Kealakekua Hale Home Away From Home Vacation Home
There is a large, protected inlet bisecting the Kona Coast of the big island of
Hawaii, West of Mauna Loa, called Kealakekua Bay. Home of the ancient alii (royalty),
Spinner dolphins, turtles and countless species of tropical fish, the crystalline
waters of this bay are also known to the Kanaka Mauoli (people of the land) as Kapu
Kapu (very sacred). This was also the spot where Captain James Cook, the first European
to reach the island of Hawaii, landed in January of 1779.
Here you will find Kealakekua Hale, a beautiful and spacious vacation home standing
on the water’s edge, not the little grass shack that Johnny Noble made famous
throughout the world in his 1930s song “I wanna go back to my little grass
shack in Kealakekua Hawaii.” This five-bedroom home still retains much of
the same Aloha feeling with all the large picture windows open to the evening air,
you can still hear Hawaiian guitar players in the neighborhood.
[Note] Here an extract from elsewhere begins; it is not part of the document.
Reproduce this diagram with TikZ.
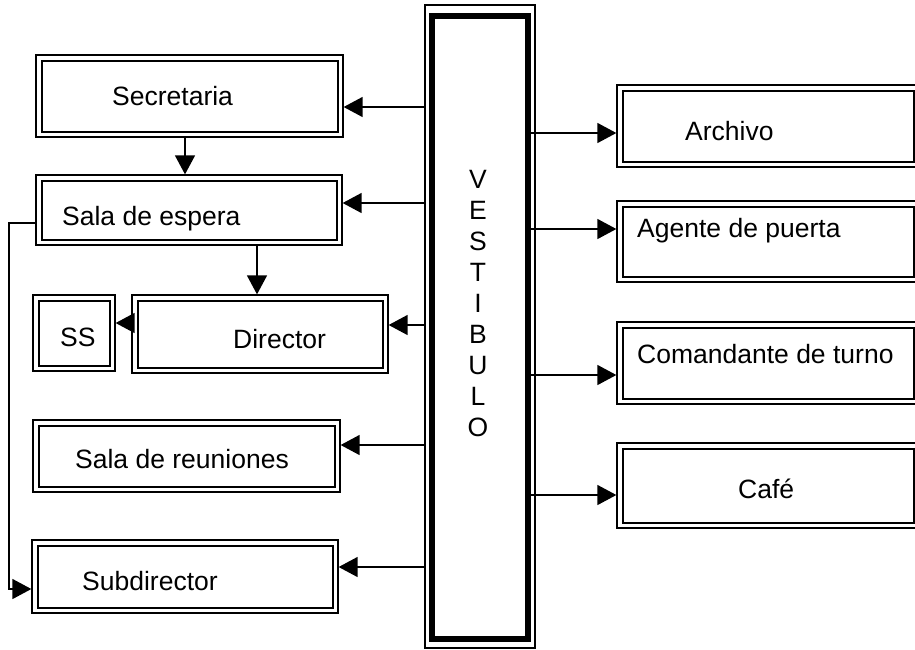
\documentclass[tikz,border=0pt]{standalone}
\usepackage{fontspec}
\setmainfont{Liberation Sans}
\usetikzlibrary{arrows.meta}
\tikzset{
  dbox/.style={draw, line width=1.3pt, inner sep=0pt,
    path picture={\draw[line width=2pt]
      ([shift={(5.5pt,5.5pt)}]path picture bounding box.south west) rectangle
      ([shift={(-5.5pt,-5.5pt)}]path picture bounding box.north east);}},
  lbl/.style={anchor=base west, inner sep=0pt, font=\fontsize{26.5}{31}\selectfont},
  arr/.style={line width=1.4pt, -{Triangle[length=19pt,width=20pt]}},
}
\begin{document}
\begin{tikzpicture}[x=1pt,y=-1pt]
\useasboundingbox (0,0) rectangle (915,649);
\clip (0,0) rectangle (915,649);
\fill[white] (0,0) rectangle (915,649);

% left boxes
\node[dbox, minimum width=307pt, minimum height=82pt] (sec) at (189.5,96) {};
\node[dbox, minimum width=306pt, minimum height=70pt] (esp) at (189,210) {};
\node[dbox, minimum width=256pt, minimum height=78pt] (dir) at (260,334) {};
\node[dbox, minimum width=82pt, minimum height=76pt] (ss) at (74,333) {};
\node[dbox, minimum width=307pt, minimum height=72pt] (reu) at (186.5,456) {};
\node[dbox, minimum width=306pt, minimum height=73pt] (sub) at (185,576.5) {};
% right boxes
\node[dbox, minimum width=302pt, minimum height=82pt] (arc) at (768,126) {};
\node[dbox, minimum width=302pt, minimum height=81pt] (age) at (768,241.5) {};
\node[dbox, minimum width=302pt, minimum height=82pt] (com) at (768,363) {};
\node[dbox, minimum width=302pt, minimum height=85pt] (caf) at (768,485.5) {};
% vestibulo
\node[draw, line width=1.3pt, minimum width=110pt, minimum height=643pt, inner sep=0pt] (vest) at (480,326.5) {};
\draw[line width=6pt] ([shift={(7.5pt,-12pt)}]vest.north west) rectangle ([shift={(-7.5pt,9.5pt)}]vest.south east);
\node[inner sep=0pt, align=center, font=\fontsize{26.5}{31}\selectfont] (vtxt) at (478,304)
  {V\\E\\S\\T\\I\\B\\U\\L\\O};

% labels
\node[lbl] (tsec) at (112,105) {Secretaria};
\node[lbl] (tesp) at (62,225) {Sala de espera};
\node[lbl] (tdir) at (233,348) {Director};
\node[lbl] (tss) at (60,346) {SS};
\node[lbl] (treu) at (75,468) {Sala de reuniones};
\node[lbl] (tsub) at (82,590) {Subdirector};
\node[lbl] (tarc) at (685,140) {Archivo};
\node[lbl] (tage) at (637,237) {Agente de puerta};
\node[lbl] (tcom) at (637,363) {Comandante de turno};
\node[lbl] (tcaf) at (738,498) {Café};

% row coordinates
\coordinate (r1) at (0,107);
\coordinate (r2) at (0,203);
\coordinate (r3) at (0,325);
\coordinate (r4) at (0,445);
\coordinate (r5) at (0,567);
\coordinate (q1) at (0,133);
\coordinate (q2) at (0,229);
\coordinate (q3) at (0,375);
\coordinate (q4) at (0,495);
\coordinate (vr) at ([xshift=-10pt]vest.east);

% vestibulo to left boxes
\draw[arr] (vest.west |- r1) -- (sec.east |- r1);
\draw[arr] (vest.west |- r2) -- (esp.east |- r2);
\draw[arr] (vest.west |- r3) -- (dir.east |- r3);
\draw[arr] (vest.west |- r4) -- (reu.east |- r4);
\draw[arr] (vest.west |- r5) -- (sub.east |- r5);
% vestibulo to right boxes
\draw[arr] (vr |- q1) -- (arc.west |- q1);
\draw[arr] (vr |- q2) -- (age.west |- q2);
\draw[arr] (vr |- q3) -- (com.west |- q3);
\draw[arr] (vr |- q4) -- (caf.west |- q4);

% internal arrows
\coordinate (cx1) at (185,0);
\coordinate (cx2) at (257,0);
\coordinate (cy1) at (0,323);
\draw[arr] (sec.south -| cx1) -- (esp.north -| cx1);
\draw[arr] (esp.south -| cx2) -- (dir.north -| cx2);
\draw[arr] (dir.west |- cy1) -- (ss.east |- cy1);
\coordinate (la) at (9,223);
\coordinate (lb) at (9,589);
\draw[arr] (esp.west |- la) -- (la) -- (lb) -- (sub.west |- lb);
\end{tikzpicture}
\end{document}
This hale (Hawaiian
for house) is the perfect destination for those who want to know Hawaii as the Kamaina
(residents) do, and want to be as far away from the packaged and caricatured Hawaii
of Waikiki as possible.
Kealakekua Hale has five bedrooms, sleeps up to 10, and it has become a favorite
gathering spot for friends and family members scattered by work and marriage. Available
by reservation only, few places in the world provide a more intimate and comfortable
place to call home for a week or more.